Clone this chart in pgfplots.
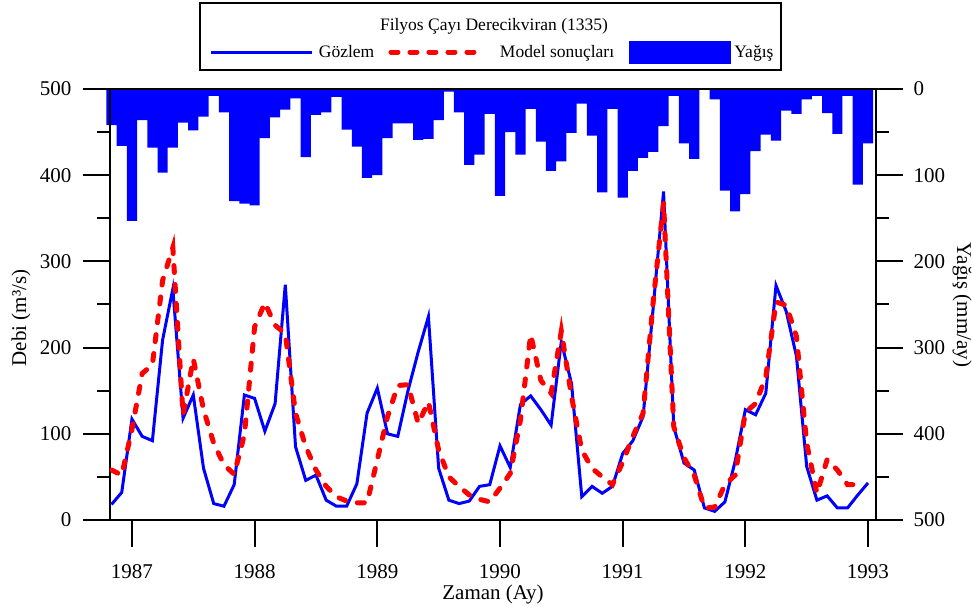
\documentclass[border=0pt]{standalone}
\usepackage{fontspec}
\setmainfont{Liberation Serif}
\usepackage{pgfplots}
\usepackage{pgfplotstable}
\pgfplotsset{compat=1.18}

% Aylık veriler: n = ay sırası (0 = Ekim 1986), debi (m3/s), model, yağış (mm/ay)
\pgfplotstableread{
n gozlem model yagis
0 18 58 42
1 32 52 66
2 117 105 153
3 97 170 36
4 92 180 68
5 209 278 97
6 268 316 68
7 118 122 39
8 145 187 48
9 60 128 32
10 19 89 8
11 16 64 27
12 41 53 130
13 145 99 133
14 141 224 135
15 103 252 57
16 135 226 33
17 273 216 24
18 85 124 11
19 46 85 79
20 52 58 30
21 23 39 27
22 16 27 9
23 16 22 47
24 42 20 67
25 124 20 103
26 153 70 100
27 100 120 57
28 97 156 40
29 150 157 40
30 195 112 59
31 236 137 58
32 60 81 36
33 23 50 3
34 19 39 27
35 22 29 88
36 39 24 76
37 41 21 29
38 86 37 124
39 61 54 50
40 134 116 76
41 144 215 23
42 128 162 61
43 110 147 95
44 207 219 84
45 158 143 51
46 27 81 17
47 39 60 54
48 31 50 120
49 39 41 23
50 77 67 126
51 92 97 95
52 120 124 80
53 248 255 73
54 381 368 43
55 108 108 8
56 66 72 63
57 58 52 81
58 14 14 0
59 10 15 12
60 21 41 118
61 68 52 142
62 128 125 122
63 122 135 72
64 147 166 53
65 272 253 60
66 242 249 25
67 190 213 29
68 62 89 12
69 23 31 8
70 28 70 28
71 14 58 52
72 14 41 8
73 29 41 111
74 43 nan 63
}\akim

\pgfplotsset{
  ortak/.style={
    at={(110pt,92pt)}, anchor=south west, scale only axis,
    width=766pt, height=431pt,
    xmin=1986.821, xmax=1993.065, ymin=0, ymax=500,
    tick align=outside, major tick length=27pt, minor tick length=13pt,
    tick style={black, line width=2pt},
    axis line style={line width=2pt},
    ytick={0,100,...,500}, minor y tick num=1,
    tick label style={font=\fontsize{21}{25}\selectfont},
    /pgf/number format/assume math mode=true,
    /pgf/number format/1000 sep={},
    label style={font=\fontsize{21}{25}\selectfont},
  },
  gozlemimge/.style={legend image code/.code={%
    \draw[##1] (0pt,0pt) -- (101pt,0pt); \path (106pt,0pt);}},
  modelimge/.style={legend image code/.code={%
    \draw[##1] (2.5pt,0pt) -- (93pt,0pt); \path (0pt,0pt) (109pt,0pt);}},
  yagisimge/.style={legend image code/.code={%
    \fill[blue] (0pt,-11pt) rectangle (101pt,11pt); \path (105pt,0pt);}},
}

\begin{document}
\begin{tikzpicture}
\useasboundingbox (0,0) rectangle (972pt,612pt);
% Yağış çubukları (sağ eksen, ters yönlü)
\begin{axis}[ortak, y dir=reverse, axis x line=none, axis y line*=right,
  yticklabel style={xshift=7pt},
  ylabel={Yağış (mm/ay)},
  ylabel style={at={(axis description cs:1.1123,0.4988)}, anchor=center, rotate=180},
  clip=false]
\addplot[ybar, bar width=0.08333, bar shift=0pt, fill=blue, draw=none]
  table[x expr=1986.8333+\thisrow{n}/12, y=yagis]{\akim};
\end{axis}
% Debi: gözlem ve model
\begin{axis}[ortak, xtick={1987,...,1993}, minor x tick num=1,
  xtick pos=left, ytick pos=left,
  yticklabel style={xshift=-8pt},
  xticklabel style={yshift=-14pt},
  xlabel={Zaman (Ay)}, ylabel={Debi (m³/s)},
  xlabel style={at={(axis description cs:0.5,-0.1717)}, anchor=center},
  ylabel style={at={(axis description cs:-0.1162,0.4687)}, anchor=center},
  legend columns=3,
  legend style={at={(axis description cs:0.1305,1.0858)}, anchor=west,
    draw=none, fill=none, inner sep=0pt, outer sep=0pt,
    font=\fontsize{17.5}{20}\selectfont, column sep=0pt,
    nodes={inner sep=0pt}},
  ]
\addplot[blue, line width=3pt, gozlemimge]
  table[x expr=1986.8333+\thisrow{n}/12, y=gozlem]{\akim};
\addlegendentry{\makebox[67pt][l]{Gözlem}}
\addplot[red, line width=5pt, line cap=round, dash pattern=on 7pt off 12pt, modelimge]
  table[x expr=1986.8333+\thisrow{n}/12, y=model]{\akim};
\addlegendentry{\makebox[129pt][l]{Model sonuçları}}
\addlegendimage{yagisimge}
\addlegendentry{Yağış}
\end{axis}
% Gösterge çerçevesi ve başlığı
\draw[line width=1.5pt] (200pt,542pt) rectangle (781pt,609pt);
\node[font=\fontsize{17.5}{20}\selectfont] at (494pt,586pt) {Filyos Çayı Derecikviran (1335)};
\end{tikzpicture}
\end{document}
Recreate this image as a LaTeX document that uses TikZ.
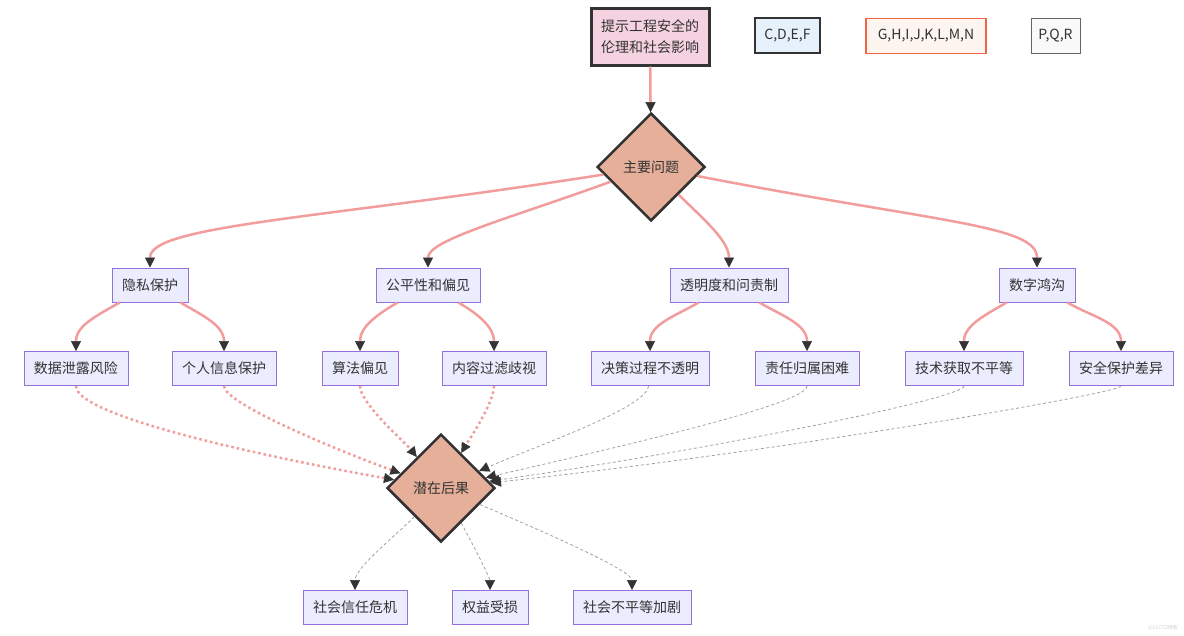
\documentclass[tikz,border=0pt]{standalone}
\usepackage{fontspec}
\setmainfont{Noto Sans CJK SC}
\usepackage{tikz}
\usetikzlibrary{arrows.meta,shapes.geometric}
\definecolor{boxfill}{HTML}{ECECFF}
\definecolor{boxline}{HTML}{9370DB}
\definecolor{txt}{HTML}{333333}
\definecolor{tipdark}{HTML}{333333}
\definecolor{flowpink}{HTML}{F29C9C}
\definecolor{grayflow}{HTML}{A0A0A0}
\definecolor{decfill}{HTML}{E5AF9A}
\definecolor{topfill}{HTML}{F5D2E0}
\definecolor{legblue}{HTML}{E6F1FB}
\definecolor{legorange}{HTML}{FDF5F0}
\definecolor{legred}{HTML}{EF6443}
\definecolor{leggray}{HTML}{F9F9F9}
\tikzset{
  x=1pt,y=1pt,
  every node/.style={text=txt,font=\fontsize{14}{16}\selectfont},
  box/.style={draw=boxline,fill=boxfill,line width=1pt,minimum height=34pt,inner xsep=10pt},
  decide/.style={diamond,draw=tipdark,fill=decfill,line width=2.5pt,aspect=1,
    minimum width=108pt,minimum height=108pt,inner sep=0pt},
  legend/.style={line width=1.5pt,minimum height=35pt},
  flow/.style={draw=flowpink,line width=2.5pt,
    -{Triangle[length=10pt,width=10pt,line width=0.5pt,color=tipdark]}},
  dotflow/.style={flow,dash pattern=on 2.5pt off 3pt},
  grayflow/.style={draw=grayflow,line width=0.8pt,dash pattern=on 3pt off 2.5pt,
    -{Triangle[length=10pt,width=10pt,line width=0.5pt,color=tipdark]}}
}

\begin{document}
\begin{tikzpicture}
  \useasboundingbox (0,0) rectangle (1184,-635);
  % header and legend
  \node[draw=tipdark,fill=topfill,line width=3pt,minimum width=118pt,minimum height=57pt,
    align=center,font=\fontsize{14}{21}\selectfont] (top) at (650,-36.5) {提示工程安全的\\伦理和社会影响};
  \node[legend,draw=tipdark,fill=legblue,minimum width=65pt] (legA) at (787.5,-35.5) {C,D,E,F};
  \node[legend,draw=legred,fill=legorange,minimum width=120pt] (legB) at (926,-36) {G,H,I,J,K,L,M,N};
  \node[legend,draw=black!60,line width=0.8pt,fill=leggray,minimum width=49pt] (legC) at (1055.5,-36) {P,Q,R};

  \node[decide] (mainq) at (651,-167) {主要问题};

  % topics
  \node[box] (privacy) at (150,-285) {隐私保护};
  \node[box] (fairness) at (428,-285) {公平性和偏见};
  \node[box] (transp) at (729,-285) {透明度和问责制};
  \node[box] (divide) at (1037,-285) {数字鸿沟};

  % issues
  \node[box] (leak) at (76,-368.5) {数据泄露风险};
  \node[box] (pinfo) at (224,-368.5) {个人信息保护};
  \node[box] (algo) at (360,-368.5) {算法偏见};
  \node[box] (filter) at (494,-368.5) {内容过滤歧视};
  \node[box] (opaque) at (650,-368.5) {决策过程不透明};
  \node[box] (resp) at (807,-368.5) {责任归属困难};
  \node[box] (access) at (964,-368.5) {技术获取不平等};
  \node[box] (secdiff) at (1121,-368.5) {安全保护差异};

  \node[decide] (conseq) at (441,-488) {潜在后果};

  % consequences
  \node[box] (trust) at (355,-607.5) {社会信任危机};
  \node[box] (rights) at (490,-607.5) {权益受损};
  \node[box] (inequal) at (632,-607.5) {社会不平等加剧};

  \node[text=black!18,font=\fontsize{5}{6}\selectfont] (mark) at (1163,-628) {@51CTO博客};

  \draw[flow] (top) -- (mainq);
  \draw[flow] (mainq) .. controls +(189:330) and +(90:60) .. (privacy);
  \draw[flow] (mainq) .. controls +(200:150) and +(90:45) .. (fairness);
  \draw[flow] (mainq) .. controls +(-45:70) and +(90:45) .. (transp);
  \draw[flow] (mainq) .. controls +(-11:290) and +(90:60) .. (divide);

  \draw[flow] (privacy) to[out=-150,in=90] (leak);
  \draw[flow] (privacy) to[out=-30,in=90] (pinfo);
  \draw[flow] (fairness) to[out=-150,in=90] (algo);
  \draw[flow] (fairness) to[out=-30,in=90] (filter);
  \draw[flow] (transp) to[out=-150,in=90] (opaque);
  \draw[flow] (transp) to[out=-30,in=90] (resp);
  \draw[flow] (divide) to[out=-150,in=90] (access);
  \draw[flow] (divide) to[out=-30,in=90] (secdiff);

  \draw[dotflow] (leak) .. controls +(-90:50) and +(170:150) .. (conseq);
  \draw[dotflow] (pinfo) .. controls +(-90:35) and +(160:110) .. (conseq);
  \draw[dotflow] (algo) .. controls +(-90:35) and +(128:55) .. (conseq);
  \draw[dotflow] (filter) .. controls +(-90:35) and +(60:50) .. (conseq);
  \draw[grayflow] (opaque) .. controls +(-95:40) and +(24:100) .. (conseq);
  \draw[grayflow] (resp) .. controls +(-90:35) and +(13:200) .. (conseq);
  \draw[grayflow] (access) .. controls +(-90:30) and +(8:260) .. (conseq);
  \draw[grayflow] (secdiff) .. controls +(-90:25) and +(6:320) .. (conseq);

  \draw[grayflow] (conseq) .. controls +(-133:60) and +(90:40) .. (trust);
  \draw[grayflow] (conseq) .. controls +(-60:50) and +(90:30) .. (rights);
  \draw[grayflow] (conseq) .. controls +(-23:150) and +(90:35) .. (inequal);
\end{tikzpicture}
\end{document}
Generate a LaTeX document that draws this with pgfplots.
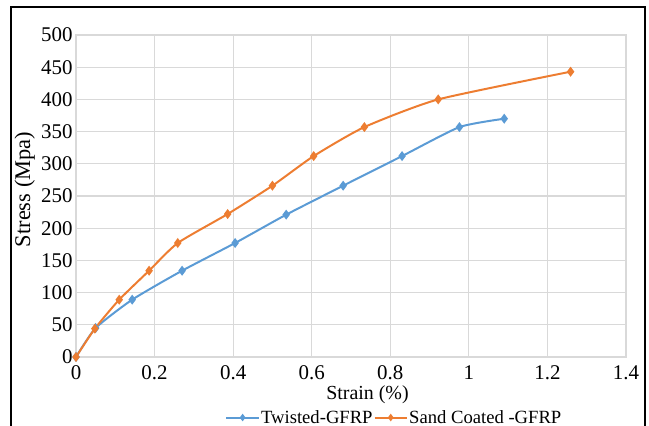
\documentclass[border=0pt]{standalone}
\usepackage{fontspec}
\setmainfont{Liberation Serif}
\usepackage{pgfplots}
\pgfplotsset{compat=1.18}
\definecolor{exblue}{RGB}{91,155,213}
\definecolor{exorange}{RGB}{237,125,49}
\definecolor{gridgray}{RGB}{217,217,217}
\begin{document}
\begin{tikzpicture}
\useasboundingbox (-76bp,-69bp) rectangle (573bp,357bp);
\draw[line width=1.3pt] (-65bp,-80bp) -- (-65bp,350bp) -- (569bp,350bp) -- (569bp,-80bp);
\begin{axis}[
  at={(0,0)}, anchor=south west,
  scale only axis,
  width=550bp, height=322bp,
  xmin=0, xmax=1.4, ymin=0, ymax=500,
  xtick={0,0.2,...,1.4},
  ytick={0,50,...,500},
  xticklabels={0,0.2,0.4,0.6,0.8,1,1.2,1.4},
  grid=major,
  grid style={gridgray, line width=1.1pt},
  axis line style={gridgray, line width=1.1pt},
  tick style={draw=none},
  /pgf/number format/assume math mode=true,
  ticklabel style={font=\fontsize{21}{24}\selectfont},
  xticklabel style={yshift=-5bp},
  xlabel={Strain (\%)},
  ylabel={Stress (Mpa)},
  xlabel style={font=\fontsize{20}{23}\selectfont, at={(rel axis cs:0.53,-0.118)}, anchor=center},
  ylabel style={font=\fontsize{22.5}{25}\selectfont, at={(rel axis cs:-0.093,0.52)}, anchor=center},
  legend columns=2,
  legend style={at={(rel axis cs:0.578,-0.188)}, anchor=center, draw=none, fill=none,
    font=\fontsize{18.7}{22}\selectfont, inner sep=0pt,
    nodes={inner sep=1pt},
    /tikz/every even column/.append style={column sep=0pt}},
  legend cell align=left,
  legend image code/.code={\draw[#1, line width=2pt] (0,0) -- (1.15cm,0) plot[mark=diamond*, mark size=2.2pt] coordinates {(0.57cm,0)};},
]
\addplot[exblue, line width=2pt, smooth, tension=0.35, mark=diamond*, mark size=3.4pt, mark options={solid}] coordinates {
  (0,0) (0.05,45) (0.143,89) (0.27,134) (0.405,177) (0.535,221) (0.68,266) (0.83,312) (0.976,357) (1.09,370)
};
\addlegendentry{Twisted-GFRP}
\addplot[exorange, line width=2pt, smooth, tension=0.35, mark=diamond*, mark size=3.4pt, mark options={solid}] coordinates {
  (0,0) (0.048,44) (0.11,89) (0.186,134) (0.259,177) (0.386,222) (0.50,266) (0.605,312) (0.734,357) (0.922,400) (1.259,443)
};
\addlegendentry{Sand Coated -GFRP}
\end{axis}
\end{tikzpicture}
\end{document}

------------------------------------------------------------

[SHORT PROBLEM]
Output exactly the lines above, from the line with "Recreate this image" to the line with "width=0.8pt,fill=leggray,minimum width=49pt] (legC)", both included; skip the pictures.

[TASK OUTPUT]
Recreate this image as a LaTeX document that uses TikZ.
\documentclass[tikz,border=0pt]{standalone}
\usepackage{fontspec}
\setmainfont{Noto Sans CJK SC}
\usepackage{tikz}
\usetikzlibrary{arrows.meta,shapes.geometric}
\definecolor{boxfill}{HTML}{ECECFF}
\definecolor{boxline}{HTML}{9370DB}
\definecolor{txt}{HTML}{333333}
\definecolor{tipdark}{HTML}{333333}
\definecolor{flowpink}{HTML}{F29C9C}
\definecolor{grayflow}{HTML}{A0A0A0}
\definecolor{decfill}{HTML}{E5AF9A}
\definecolor{topfill}{HTML}{F5D2E0}
\definecolor{legblue}{HTML}{E6F1FB}
\definecolor{legorange}{HTML}{FDF5F0}
\definecolor{legred}{HTML}{EF6443}
\definecolor{leggray}{HTML}{F9F9F9}
\tikzset{
  x=1pt,y=1pt,
  every node/.style={text=txt,font=\fontsize{14}{16}\selectfont},
  box/.style={draw=boxline,fill=boxfill,line width=1pt,minimum height=34pt,inner xsep=10pt},
  decide/.style={diamond,draw=tipdark,fill=decfill,line width=2.5pt,aspect=1,
    minimum width=108pt,minimum height=108pt,inner sep=0pt},
  legend/.style={line width=1.5pt,minimum height=35pt},
  flow/.style={draw=flowpink,line width=2.5pt,
    -{Triangle[length=10pt,width=10pt,line width=0.5pt,color=tipdark]}},
  dotflow/.style={flow,dash pattern=on 2.5pt off 3pt},
  grayflow/.style={draw=grayflow,line width=0.8pt,dash pattern=on 3pt off 2.5pt,
    -{Triangle[length=10pt,width=10pt,line width=0.5pt,color=tipdark]}}
}

\begin{document}
\begin{tikzpicture}
  \useasboundingbox (0,0) rectangle (1184,-635);
  % header and legend
  \node[draw=tipdark,fill=topfill,line width=3pt,minimum width=118pt,minimum height=57pt,
    align=center,font=\fontsize{14}{21}\selectfont] (top) at (650,-36.5) {提示工程安全的\\伦理和社会影响};
  \node[legend,draw=tipdark,fill=legblue,minimum width=65pt] (legA) at (787.5,-35.5) {C,D,E,F};
  \node[legend,draw=legred,fill=legorange,minimum width=120pt] (legB) at (926,-36) {G,H,I,J,K,L,M,N};
  \node[legend,draw=black!60,line width=0.8pt,fill=leggray,minimum width=49pt] (legC) at (1055.5,-36) {P,Q,R};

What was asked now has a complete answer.